December, like the three preceding months, derives its, name from the place which it held in the old Roman calendar, where the year was divided, nominally, only into ten months, with the insertion of supplementary days, to complete the period required for a revolution of the earth round the sun. In allusion to the practice of lighting fires in this month for the purpose of warmth, and the consequent inconveniences which resulted, Martial applies to it the epithet of fumosus or smoky. He also characterises it as canus or hoary, from the snows which then overspread the high grounds. By the ancient Saxons, December was styled Winter-monat or winter month; a term which, after their conversion to Christianity, was changed to Heligh-monat or holy month from the anniversary, which occurs in it, of the birth of Christ. Among the modern Germans, December is still, from this circumstance, distinguished by the epithet of Christmonat.
CHARACTERISTICS OF DECEMBER
On the 22nd of December, the sun enters the sign of Capricornus or the Goat.
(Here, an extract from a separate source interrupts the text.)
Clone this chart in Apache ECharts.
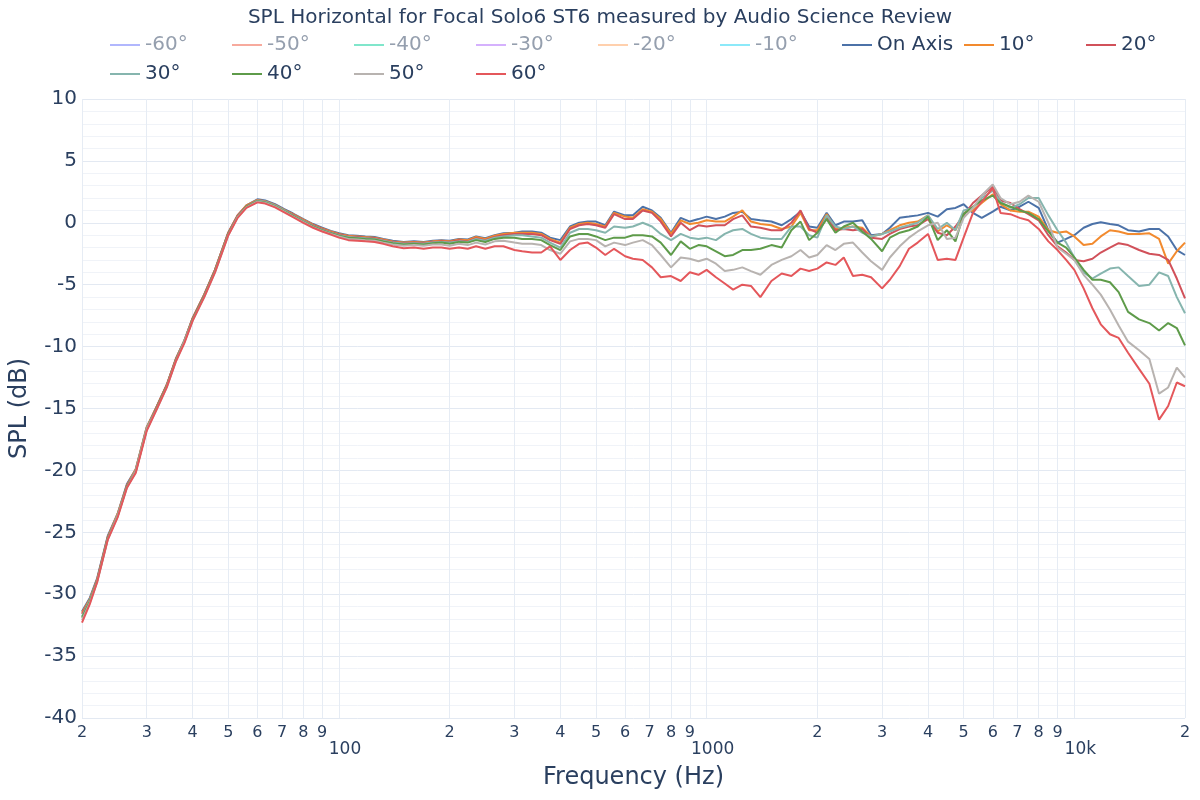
<!DOCTYPE html>
<html><head><meta charset="utf-8">
<script src="https://cdn.jsdelivr.net/npm/echarts@6/dist/echarts.min.js"></script>
<style>html,body{margin:0;padding:0;background:#fff}#c{width:1200px;height:800px}</style>
</head><body><div id="c"></div>
<script>
const freqs = [20,21,22,23.5,25,26.5,28,30,32,34,36,38,40,43,46,50,53,56,60,63,67,71,75,80,85,90,95,100,106,112,118,125,132,140,150,160,170,180,190,200,212,224,236,250,265,280,
300,315,335,355,375,400,425,450,475,500,530,560,600,630,670,710,750,800,850,900,950,1000,1060,1120,1180,1250,1320,1400,1500,1600,1700,1800,1900,2000,2120,2240,2360,2500,2650,2800,3000,3150,3350,3550,3750,4000,4250,4500,4750,5000,5300,5600,6000,6300,6700,7100,7500,8000,8500,9000,9500,10000,10600,11200,11800,12500,13200,14000,15000,16000,17000,18000,19000,20000];

const onAxis = [-31.4,-30.3,-28.7,-25.3,-23.5,-21.1,-19.9,-16.5,-14.8,-13.1,-11.0,-9.5,-7.7,-5.8,-3.8,-0.8,0.6,1.4,1.9,1.8,1.5,1.1,0.75,0.3,-0.1,-0.4,-0.65,-0.85,-1.0,-1.05,-1.1,-1.15,-1.3,-1.45,-1.55,-1.5,-1.55,-1.45,-1.4,-1.45,-1.3,-1.35,-1.1,-1.25,-1.0,-0.85,
-0.8,-0.7,-0.7,-0.8,-1.2,-1.4,-0.3,0.0,0.1,0.1,-0.2,0.9,0.6,0.6,1.3,1.0,0.4,-0.8,0.4,0.1,0.3,0.5,0.3,0.5,0.8,0.9,0.3,0.2,0.1,-0.2,0.3,0.9,-0.3,-0.4,0.8,-0.2,0.1,0.1,0.2,-1.0,-0.9,-0.4,0.4,0.5,0.6,0.8,0.5,1.1,1.2,1.5,0.8,0.4,0.9,1.3,1.0,1.3,1.7,1.2,-0.6,-1.6,-1.3,-1.0,-0.4,-0.1,0.05,-0.1,-0.2,-0.6,-0.7,-0.5,-0.5,-1.1,-2.2,-2.6];

const deg10 = [-31.5,-30.4,-28.8,-25.4,-23.5,-21.2,-19.9,-16.5,-14.8,-13.1,-11.0,-9.5,-7.7,-5.8,-3.8,-0.8,0.6,1.4,1.85,1.75,1.45,1.05,0.7,0.25,-0.15,-0.45,-0.7,-0.9,-1.05,-1.1,-1.15,-1.2,-1.35,-1.5,-1.6,-1.55,-1.6,-1.5,-1.45,-1.5,-1.35,-1.4,-1.15,-1.3,-1.05,-0.9,
-0.8,-0.8,-0.8,-0.9,-1.3,-1.6,-0.4,-0.1,0.0,-0.1,-0.3,0.8,0.5,0.4,1.1,0.9,0.3,-0.9,0.2,-0.1,0.0,0.2,0.1,0.1,0.5,1.0,0.1,-0.1,-0.2,-0.5,-0.3,0.8,-0.6,-0.6,0.7,-0.5,-0.4,-0.3,-0.4,-1.1,-0.9,-0.6,-0.2,0.0,0.1,0.6,-0.7,-0.2,-0.6,0.8,1.0,1.6,2.3,1.5,1.0,0.9,0.9,0.5,-0.6,-0.8,-0.7,-1.1,-1.8,-1.7,-1.1,-0.6,-0.7,-0.9,-0.9,-0.85,-1.3,-3.3,-2.3,-1.6];

const deg20 = [-31.6,-30.5,-28.8,-25.4,-23.6,-21.2,-20.0,-16.6,-14.8,-13.1,-11.0,-9.5,-7.7,-5.8,-3.8,-0.8,0.6,1.35,1.8,1.7,1.4,1.0,0.65,0.2,-0.2,-0.5,-0.75,-0.95,-1.1,-1.15,-1.2,-1.25,-1.4,-1.55,-1.65,-1.6,-1.65,-1.55,-1.5,-1.55,-1.4,-1.5,-1.25,-1.4,-1.15,-1.0,
-0.9,-0.9,-0.9,-1.0,-1.4,-1.7,-0.5,-0.2,-0.1,-0.2,-0.4,0.7,0.3,0.3,1.0,0.8,0.1,-1.1,0.0,-0.6,-0.2,-0.3,-0.2,-0.2,0.3,0.6,-0.3,-0.4,-0.6,-0.6,0.0,1.0,-0.5,-0.8,0.5,-0.6,-0.5,-0.6,-0.5,-1.2,-1.3,-0.9,-0.5,-0.3,-0.2,0.3,-0.8,-1.0,-0.3,0.6,1.6,2.2,2.9,1.8,1.6,1.1,0.7,0.2,-1.0,-1.9,-2.4,-3.0,-3.1,-2.9,-2.4,-2.0,-1.65,-1.8,-2.2,-2.5,-2.6,-3.0,-4.5,-6.1];

const deg30 = [-31.8,-30.5,-28.9,-25.5,-23.6,-21.3,-20.0,-16.6,-14.9,-13.2,-11.1,-9.5,-7.8,-5.9,-3.9,-0.9,0.5,1.3,1.8,1.7,1.4,1.0,0.6,0.15,-0.25,-0.55,-0.8,-1.0,-1.15,-1.2,-1.25,-1.3,-1.45,-1.6,-1.7,-1.65,-1.7,-1.6,-1.55,-1.6,-1.5,-1.55,-1.3,-1.45,-1.2,-1.1,
-1.0,-1.0,-1.1,-1.2,-1.6,-2.0,-0.8,-0.5,-0.5,-0.6,-0.8,-0.3,-0.4,-0.3,0.0,-0.3,-0.9,-1.4,-0.9,-1.2,-1.3,-1.2,-1.4,-0.9,-0.6,-0.5,-0.9,-1.2,-1.3,-1.3,-0.3,-0.3,-1.0,-1.2,0.6,-0.3,-0.5,-0.3,-0.8,-1.1,-0.9,-0.7,-0.4,-0.2,0.0,0.6,-0.5,0.0,-0.6,1.0,1.2,2.0,2.6,1.7,1.2,1.5,2.0,2.0,0.6,-0.6,-1.6,-2.8,-4.0,-4.5,-4.1,-3.7,-3.6,-4.3,-5.1,-5.0,-4.0,-4.3,-6.0,-7.3];

const deg40 = [-31.9,-30.6,-28.9,-25.5,-23.7,-21.3,-20.1,-16.7,-14.9,-13.2,-11.1,-9.6,-7.8,-5.9,-3.9,-0.9,0.5,1.3,1.75,1.65,1.35,0.95,0.55,0.1,-0.3,-0.6,-0.85,-1.05,-1.2,-1.25,-1.3,-1.35,-1.5,-1.65,-1.75,-1.7,-1.75,-1.65,-1.6,-1.7,-1.55,-1.6,-1.4,-1.55,-1.3,-1.2,
-1.2,-1.3,-1.3,-1.4,-1.8,-2.2,-1.1,-0.9,-0.9,-1.1,-1.4,-1.2,-1.2,-1.0,-1.0,-1.1,-1.6,-2.6,-1.5,-2.1,-1.8,-1.9,-2.3,-2.7,-2.6,-2.2,-2.2,-2.1,-1.8,-2.0,-0.6,0.1,-1.4,-0.8,0.3,-0.8,-0.3,0.0,-0.7,-1.3,-2.3,-1.2,-0.8,-0.6,-0.3,0.5,-1.4,-0.6,-1.5,0.7,1.3,1.8,2.2,1.6,1.3,1.0,0.8,0.3,-0.7,-1.6,-2.0,-2.8,-3.8,-4.6,-4.6,-4.8,-5.6,-7.2,-7.8,-8.1,-8.7,-8.1,-8.5,-9.9];

const deg50 = [-32.1,-30.7,-29.0,-25.6,-23.7,-21.4,-20.1,-16.7,-15.0,-13.3,-11.2,-9.6,-7.9,-6.0,-4.0,-1.0,0.45,1.25,1.7,1.6,1.3,0.9,0.5,0.05,-0.35,-0.65,-0.9,-1.1,-1.3,-1.35,-1.4,-1.45,-1.6,-1.75,-1.85,-1.8,-1.85,-1.75,-1.75,-1.85,-1.7,-1.8,-1.6,-1.75,-1.5,-1.45,
-1.6,-1.7,-1.7,-1.8,-2.2,-2.5,-1.5,-1.3,-1.3,-1.4,-1.9,-1.6,-1.8,-1.6,-1.4,-1.8,-2.6,-3.6,-2.8,-2.9,-3.1,-2.9,-3.3,-3.9,-3.8,-3.6,-3.9,-4.2,-3.4,-3.0,-2.7,-2.2,-2.8,-2.6,-1.8,-2.2,-1.7,-1.6,-2.4,-3.1,-3.8,-2.8,-1.9,-1.2,-0.7,-0.2,0.0,-1.3,-1.2,0.4,1.2,2.2,3.1,2.0,1.5,1.7,2.2,1.7,0.0,-2.0,-2.5,-3.0,-4.2,-5.0,-5.8,-7.0,-8.3,-9.6,-10.3,-11.0,-13.8,-13.3,-11.7,-12.5];

const deg60 = [-32.3,-30.8,-29.0,-25.6,-23.8,-21.4,-20.2,-16.8,-15.0,-13.3,-11.2,-9.7,-7.9,-6.0,-4.0,-1.0,0.4,1.2,1.65,1.55,1.25,0.85,0.45,0.0,-0.4,-0.7,-0.95,-1.2,-1.4,-1.45,-1.5,-1.55,-1.7,-1.9,-2.05,-2.0,-2.1,-2.0,-2.0,-2.1,-2.0,-2.1,-1.9,-2.1,-1.9,-1.9,
-2.2,-2.3,-2.4,-2.4,-1.9,-3.0,-2.2,-1.7,-1.6,-2.0,-2.6,-2.1,-2.7,-2.9,-3.0,-3.6,-4.4,-4.3,-4.7,-4.0,-4.2,-3.8,-4.4,-4.9,-5.4,-5.0,-5.1,-6.0,-4.7,-4.1,-4.3,-3.7,-3.9,-3.7,-3.2,-3.4,-2.8,-4.3,-4.2,-4.4,-5.3,-4.6,-3.5,-2.1,-1.6,-0.9,-3.0,-2.9,-3.0,-1.2,0.8,1.7,2.8,0.8,0.7,0.4,0.2,-0.5,-1.5,-2.2,-3.0,-3.8,-5.3,-6.9,-8.2,-9.0,-9.3,-10.5,-11.8,-13.0,-15.9,-14.8,-12.9,-13.2];

const hiddenNames = ['-60°','-50°','-40°','-30°','-20°','-10°'];
const visibleNames = ['On Axis','10°','20°','30°','40°','50°','60°'];
const visibleData = [onAxis, deg10, deg20, deg30, deg40, deg50, deg60];
const xTickValues = [20,30,40,50,60,70,80,90,100,200,300,400,500,600,700,800,900,1000,2000,3000,4000,5000,6000,7000,8000,9000,10000,20000];
const yTicks = {min: -40, max: 10, step: 5};

const hiddenColors = ['#b1b7fd','#f7aa9d','#80e6cb','#d5b1fd','#ffd0ad','#8ce9f9'];
const visibleColors = ['#4c72a8','#f28a2e','#d1515a','#86b5ae','#5e9b4a','#b8b3b0','#e4575b'];
const textColor = '#2a3f5f';
const fadedText = '#959fae';
const FONT = 'DejaVu Sans';

const series = [];
hiddenNames.forEach((n,i)=>series.push({name:n,type:'line',data:[],showSymbol:false,color:hiddenColors[i],lineStyle:{width:2}}));
visibleNames.forEach((n,i)=>series.push({
  name:n,type:'line',showSymbol:false,symbol:'none',color:visibleColors[i],
  lineStyle:{width:2,color:visibleColors[i]},
  data:freqs.map((f,k)=>[f,visibleData[i][k]]),
  animation:false
}));

const allNames = hiddenNames.concat(visibleNames);
const legendItem = n => ({name:n, textStyle:{color: hiddenNames.includes(n)?fadedText:textColor}});
const legendCommon = {
  left:110, orient:'horizontal', icon:'rect', itemWidth:30, itemHeight:2, itemGap:0, padding:0,
  textStyle:{fontFamily:FONT,fontSize:20,color:textColor,width:87,lineHeight:28},
  selectedMode:false
};

function fmt(v){
  const r = Math.round(v);
  if (r===100) return '\n{b|100}';
  if (r===1000) return '\n{b|1000}';
  if (r===10000) return '\n{b|10k}';
  return String(r).charAt(0);
}

const chart = echarts.init(document.getElementById('c'),null,{renderer:'canvas'});
chart.setOption({
  animation:false,
  backgroundColor:'#fff',
  title:{text:'SPL Horizontal for Focal Solo6 ST6 measured by Audio Science Review',left:'center',top:3,
    textStyle:{fontFamily:FONT,fontSize:20,fontWeight:'normal',color:textColor}},
  legend:[
    Object.assign({}, legendCommon, {top:31, width:1100, data:allNames.slice(0,9).map(legendItem)}),
    Object.assign({}, legendCommon, {top:60, width:1100, data:allNames.slice(9).map(legendItem)})
  ],
  grid:{left:80,right:15,top:99,bottom:82,containLabel:false},
  xAxis:{type:'log',logBase:10,min:20,max:20000,
    name:'Frequency (Hz)',nameLocation:'middle',nameGap:48,
    nameTextStyle:{fontFamily:FONT,fontSize:24,color:textColor},
    axisLine:{show:false},
    axisTick:{show:false,customValues:xTickValues},
    axisLabel:{customValues:xTickValues,formatter:fmt,fontFamily:FONT,fontSize:16,color:textColor,margin:6,lineHeight:17,
      rich:{b:{fontFamily:FONT,fontSize:17,color:textColor,padding:[0,0,0,12]}}},
    splitLine:{show:true,lineStyle:{color:'#e6ecf4',width:1}},
    minorSplitLine:{show:false}
  },
  yAxis:{type:'value',min:yTicks.min,max:yTicks.max,interval:yTicks.step,
    name:'SPL (dB)',nameLocation:'middle',nameGap:50,
    nameTextStyle:{fontFamily:FONT,fontSize:24,color:textColor},
    axisLine:{show:false},axisTick:{show:false},
    axisLabel:{fontFamily:FONT,fontSize:20,color:textColor,margin:5},
    splitLine:{show:true,lineStyle:{color:'#e3e9f2',width:1}},
    minorTick:{show:false,splitNumber:5},
    minorSplitLine:{show:true,lineStyle:{color:'#f0f3f8',width:1}}
  },
  series:series
});
</script></body></html>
The idea thus allegorised by a climbing animal is said to be the ascent of the sun, which, after reaching its lowest declination at the winter-solstice, on the 21st of this month, recommences its upward path, and continues to do so from that date till it attains its highest altitude at the summer-solstice, on the 21st of June.
The average temperature for the middle of December, throughout the British Islands, is about 39° . On the 1st of the month, in the latitude of London, the sun rises at 7:57 and sets at 4:30. As regards meteorological characteristics, December bears in its earlier portion a considerable resemblance to the preceding month of November. Heavy falls of snow and hard frosts used to be of normal occurrence at the season of Christmas, but in recent years Britain has witnessed such a cycle of mild winters, that, as a general rule, snow rarely descends in any quantity before the commencement of the New Year.